* begin Material supplied *

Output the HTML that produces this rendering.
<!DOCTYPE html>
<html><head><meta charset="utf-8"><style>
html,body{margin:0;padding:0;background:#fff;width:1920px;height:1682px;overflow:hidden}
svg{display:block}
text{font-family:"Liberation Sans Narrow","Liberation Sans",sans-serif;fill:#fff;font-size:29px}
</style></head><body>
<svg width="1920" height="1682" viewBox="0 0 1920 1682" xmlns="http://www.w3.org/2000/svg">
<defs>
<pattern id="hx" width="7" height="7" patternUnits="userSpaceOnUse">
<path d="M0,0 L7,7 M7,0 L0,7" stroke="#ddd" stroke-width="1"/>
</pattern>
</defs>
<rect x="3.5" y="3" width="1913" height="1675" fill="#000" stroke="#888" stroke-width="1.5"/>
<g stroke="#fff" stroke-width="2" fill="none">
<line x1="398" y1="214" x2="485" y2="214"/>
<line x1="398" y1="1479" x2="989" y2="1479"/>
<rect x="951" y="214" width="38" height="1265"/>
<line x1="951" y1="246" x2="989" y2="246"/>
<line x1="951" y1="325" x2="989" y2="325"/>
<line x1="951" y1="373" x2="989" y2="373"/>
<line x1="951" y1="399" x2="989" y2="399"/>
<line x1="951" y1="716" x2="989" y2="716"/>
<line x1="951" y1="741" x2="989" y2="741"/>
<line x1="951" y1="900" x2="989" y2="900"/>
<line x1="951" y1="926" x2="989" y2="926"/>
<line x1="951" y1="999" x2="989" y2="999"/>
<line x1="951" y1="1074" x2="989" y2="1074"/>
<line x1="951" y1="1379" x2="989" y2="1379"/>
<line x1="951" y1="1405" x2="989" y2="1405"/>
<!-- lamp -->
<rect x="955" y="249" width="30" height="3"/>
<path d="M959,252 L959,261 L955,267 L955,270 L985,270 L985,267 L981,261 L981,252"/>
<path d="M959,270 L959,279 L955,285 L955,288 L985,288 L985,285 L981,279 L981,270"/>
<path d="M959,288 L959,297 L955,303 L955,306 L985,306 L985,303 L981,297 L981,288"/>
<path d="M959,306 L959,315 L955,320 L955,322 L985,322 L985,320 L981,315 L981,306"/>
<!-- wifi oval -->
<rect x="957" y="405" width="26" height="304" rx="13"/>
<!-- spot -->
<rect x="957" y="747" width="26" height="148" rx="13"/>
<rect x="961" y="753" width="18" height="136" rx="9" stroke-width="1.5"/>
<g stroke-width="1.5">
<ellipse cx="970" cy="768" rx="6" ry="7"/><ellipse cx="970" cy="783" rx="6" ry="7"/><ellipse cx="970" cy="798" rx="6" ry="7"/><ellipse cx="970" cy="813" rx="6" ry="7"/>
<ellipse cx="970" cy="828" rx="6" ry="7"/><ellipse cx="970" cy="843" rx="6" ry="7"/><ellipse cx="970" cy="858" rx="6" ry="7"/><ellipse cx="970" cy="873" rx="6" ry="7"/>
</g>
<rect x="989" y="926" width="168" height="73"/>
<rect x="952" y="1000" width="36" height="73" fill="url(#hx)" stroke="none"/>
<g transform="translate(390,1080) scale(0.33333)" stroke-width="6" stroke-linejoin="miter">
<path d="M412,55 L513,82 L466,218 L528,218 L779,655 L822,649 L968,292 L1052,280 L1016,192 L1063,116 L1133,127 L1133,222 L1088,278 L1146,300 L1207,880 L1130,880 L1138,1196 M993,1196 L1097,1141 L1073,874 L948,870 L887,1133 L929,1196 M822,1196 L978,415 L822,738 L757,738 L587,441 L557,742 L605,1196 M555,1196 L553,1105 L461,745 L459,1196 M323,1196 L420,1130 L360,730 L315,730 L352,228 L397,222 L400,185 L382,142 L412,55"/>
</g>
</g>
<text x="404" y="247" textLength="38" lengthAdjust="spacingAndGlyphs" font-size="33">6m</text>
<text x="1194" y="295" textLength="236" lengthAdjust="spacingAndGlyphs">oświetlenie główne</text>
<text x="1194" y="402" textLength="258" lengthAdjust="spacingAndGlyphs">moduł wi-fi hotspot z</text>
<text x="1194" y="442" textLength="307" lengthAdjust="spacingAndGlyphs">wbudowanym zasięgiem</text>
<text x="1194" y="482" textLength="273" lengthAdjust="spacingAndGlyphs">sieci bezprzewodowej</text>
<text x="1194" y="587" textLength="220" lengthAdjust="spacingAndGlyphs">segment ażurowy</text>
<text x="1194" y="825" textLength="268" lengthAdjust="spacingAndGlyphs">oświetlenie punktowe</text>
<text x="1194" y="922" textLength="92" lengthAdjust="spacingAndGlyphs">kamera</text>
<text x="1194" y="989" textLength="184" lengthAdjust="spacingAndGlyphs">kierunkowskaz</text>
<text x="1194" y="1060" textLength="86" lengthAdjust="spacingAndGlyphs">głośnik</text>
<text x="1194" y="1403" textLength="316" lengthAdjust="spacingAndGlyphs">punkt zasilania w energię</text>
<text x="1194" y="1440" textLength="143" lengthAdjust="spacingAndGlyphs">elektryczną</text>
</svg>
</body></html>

* end Material supplied *
* begin Material supplied *

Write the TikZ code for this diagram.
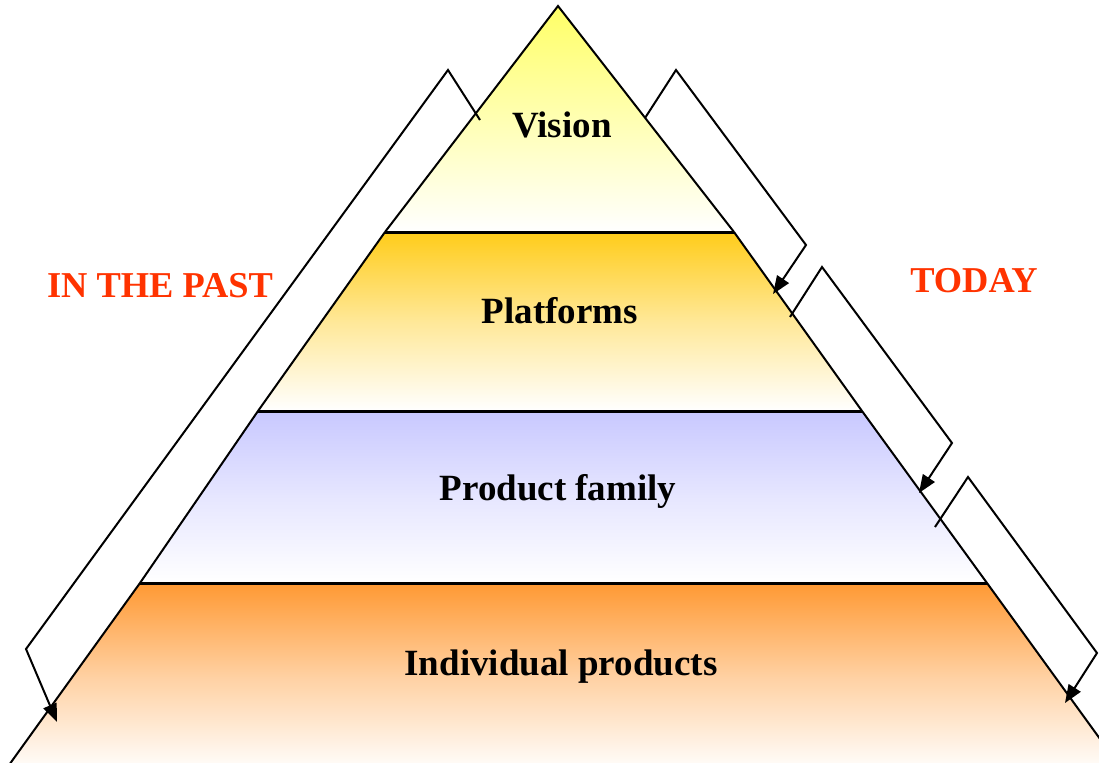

* end Material supplied *
* begin Material supplied *

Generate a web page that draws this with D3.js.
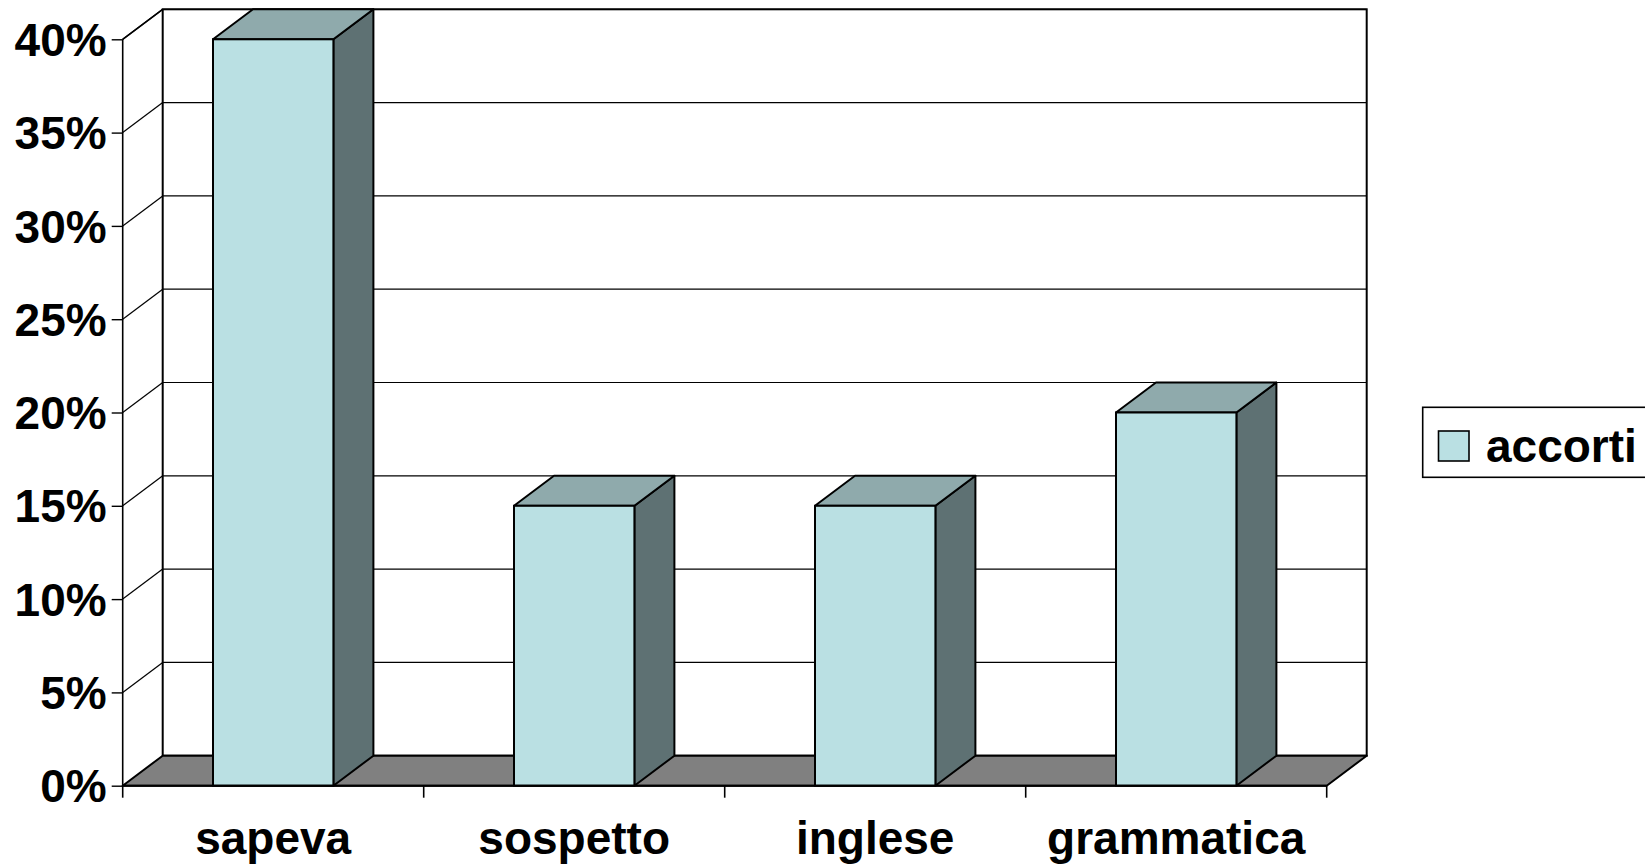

* end Material supplied *

Short task ▸
Copy and report every line where the word "that" is present.

Solution below ▸
Output the HTML that produces this rendering.
Generate a web page that draws this with D3.js.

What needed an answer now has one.